经过国家权力机关工作人员、法官、律师、学者的不断呼吁和共同努力,[1]制定证据法的声音由弱到强,进行证据立法已逐渐成为社会的共识。虽然全国人大常委会尚未着手证据立法,但制定证据法已不止停留在议论上,司法实务部门和民间的立法准备工作已开始进行。最高人民法院在总结司法实践的基础上正在起草民事证据规则,部分民事诉讼法学者和民法学者已着手草拟民事证据法。
尽管大家都意识到制定民事证据法的必要性和可行性,都赞同在民事证据法中设置较为完备的证据规则,但是,对于究竟以何者为主线来构筑我国的证据制度,仍存在不同认识。有的学者主张借鉴英美法系国家的证据立法,围绕着证据的可采性设置证据规则,构建我国的民事证据制度。有的则认为现代各国的证据制度普遍实行自由心证原则,因而虽然需要在证据法中对举证的规则、质证的规则、认证的规则、证人出庭作证的规则作出规定,需要对证明的标准、举证责任的分配及其倒置作出规定,但对证据的评价及其采信,则不应事先作出限制,而应当由法官自由评估。
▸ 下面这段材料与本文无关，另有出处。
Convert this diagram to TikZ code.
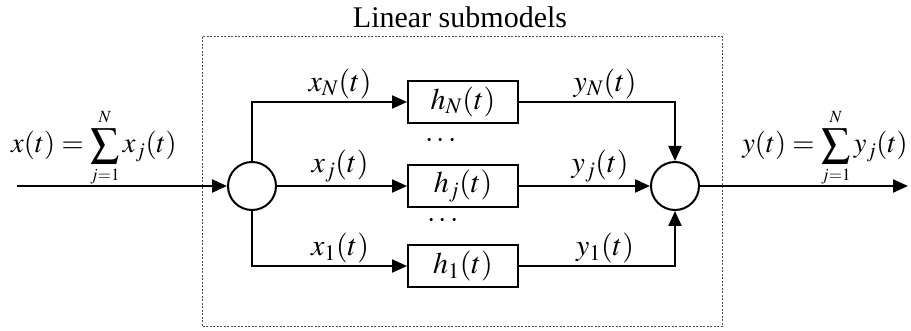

也有学者认为,民事证据法不仅应当对上述证据规则作出规定,而且应当设置一些关于证据能力和证明力的规则,否则,证据立法的意义就会大为缩减。对上述问题的不同认识,实际上涉及到如何看待和评价自实行体现理性精神的证据裁判主义以来大陆法系国家相继采用的法定证据制度和自由心证证据制度,以及如果以这两种证据制度作为参照系,我国应当构建一种什么样的证据制度。这显然是一个需要通过仔细的分析研究,通过不同意见的对话和交锋来解决的重大理论与实践问题。
二
法定证据和自由心证是大陆法系国家相继采用的证据制度,这两种证据制度实际上代表了诉讼证明中两种不同的模式———法定的证明模式和自由判断的证明模式。我国的民事证据制度应当采用哪一种模式?是法定证据模式,自由心证模式,还是将两者兼收并蓄的两结合模式(也可称混合模式),这是构建我国民事证据制度必须回答的一个问题。法定证据制度源于古日耳曼法,盛行于中世纪的德国和意大利。这一证据制度的主要特点是法律预先对认定案件事实所需要的证据和证据的证明力作出规定,法官运用证据和对证据证明力的判断受到法律的约束。法定证据制度将证据分为完善的证据和不完善的证据,完善的证据具有强证明力,可以作为认定案件事实的充分根据,不完善的证据虽然也有一定的证明作用,但只有弱的证明力,不得作为定案的充分根据。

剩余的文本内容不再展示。